Press accounts of cops unearthing the skeletons of what are thought to be three victims of the Winter Hill Gang across from Florian Hall read less like news reports than a Hollywood movie treatment.

The scene: a yellow striped party tent erected above a wind-swept Dorchester burial site; an excavation hampered by weather that went from springlike to frostbite almost overnight, making the frozen ground far less willing to yield the mob's secrets than Kevin Weeks, the Winter Hill lieutenant who reportedly has taken up singing to save his own neck.

The suspected victims: one of the architects of a 20-year-old $1.5 million bank heist in Medford; one of the crew members of a North Shore fishing boat that once crossed the Atlantic on an ill-fated mission to deliver guns to the IRA; and a beautiful young blonde whose reputed lover, Stephen "The Rifleman" Flemmi, ran the Winter Hill Gang with James "Whitey" Bulger. Bulger, of course, is the South Boston crime boss who has spent the last five years on the FBI's 10 Most Wanted List, while his brother William graduated from president of the Massachusetts Senate to president of the University of Massachusetts.

It's a uniquely Boston story, all right.

It might be a new century and a new millennium. But how new is the "new" Boston? We can redevelop the South Boston waterfront. We can price the locals out of City Point. But Boston, it seems, is forever in the grip of skeletons from the past.

Who more than John Connolly, the retired, recently indicted FBI man, personifies the way in which the past steals the future in Boston?

How often has Connolly recounted the story of Whitey Bulger buying him an ice cream cone when he was an impressionable young boy in South Boston?

Connolly did not choose Whitey's path. Instead, he chose one of two professions most revered by his Irish clan. He didn't become a priest; he did the next best thing. He became a cop. How could he have known in those heady days at Boston College that the future would take him back to Whitey?
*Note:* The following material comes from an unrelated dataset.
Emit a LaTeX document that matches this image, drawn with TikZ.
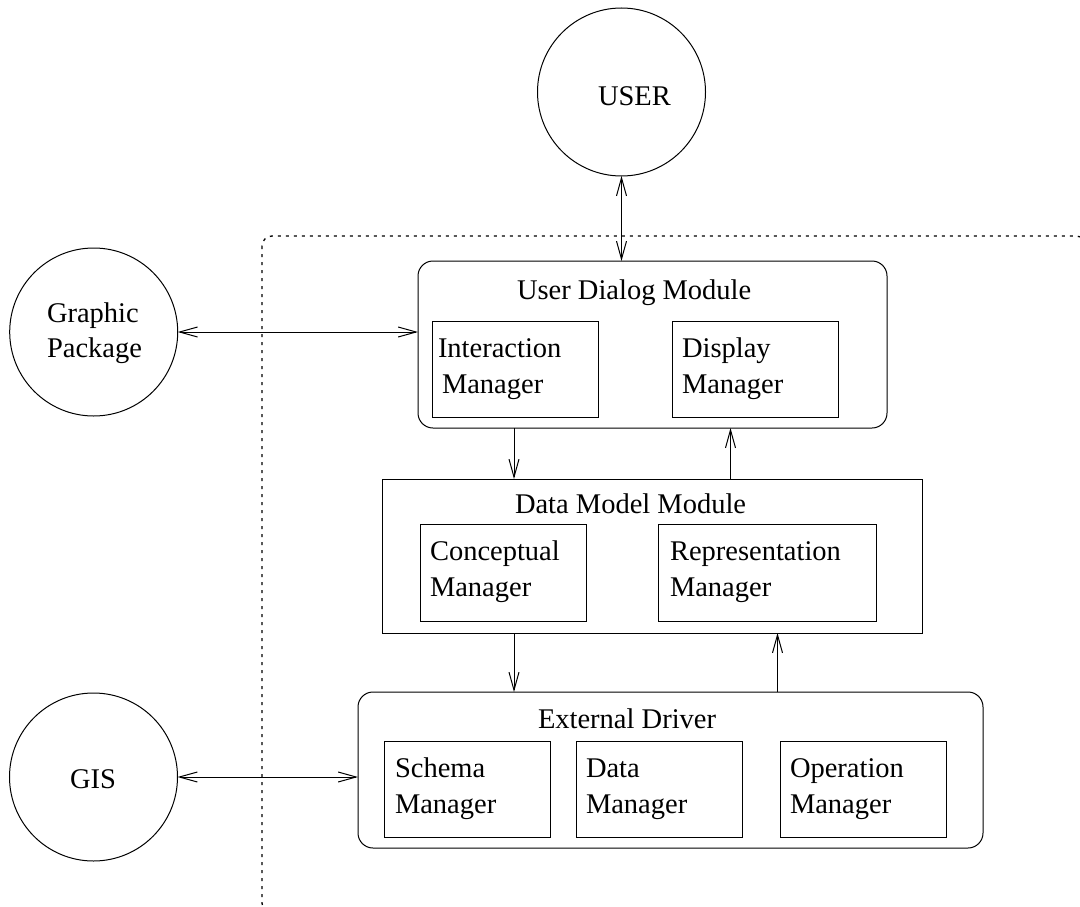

He stands indicted now with Whitey and Flemmi on racketeering charges, accused of helping the two mobsters, both of them his FBI informants, continue their illegal activities under his protection.

The question now is whether that alleged protection extended to murder.

Will Weeks implicate Connolly in the violence represented by the bones in that frozen Dorchester grave? Will Connolly sing, too? If he does, who could he implicate? The mob bosses or his own at the FBI?

Television critics contend that the appeal of "The Sopranos" is less the writers' depiction of the Mafia than their ability to capture the ordinary venality of the human beings at the center of a mythic criminal enterprise.

The bones pulled from that weed-choked lot along the Southeast Expressway are no fiction. John McIntyre, Arthur "Bucky" Barrett, and Deborah Hussey - however ordinary, however venal - were once made of flesh and blood. They left behind real people who mourn them still.

The unearthing of their skeletons should put an end to the Bulger legend, the myth that Whitey was no more than a Boston Irish rogue.

There is no romance in murder, no heroics in flight from the law, no honor in betrayal, even among thieves. On television, a good scriptwriter can make the members of a Mafia family seem like a modern-day Partridge Family.

What we have seen on the nightly news in the last few days are the literal skeletons of a city's past. There is nothing entertaining about it.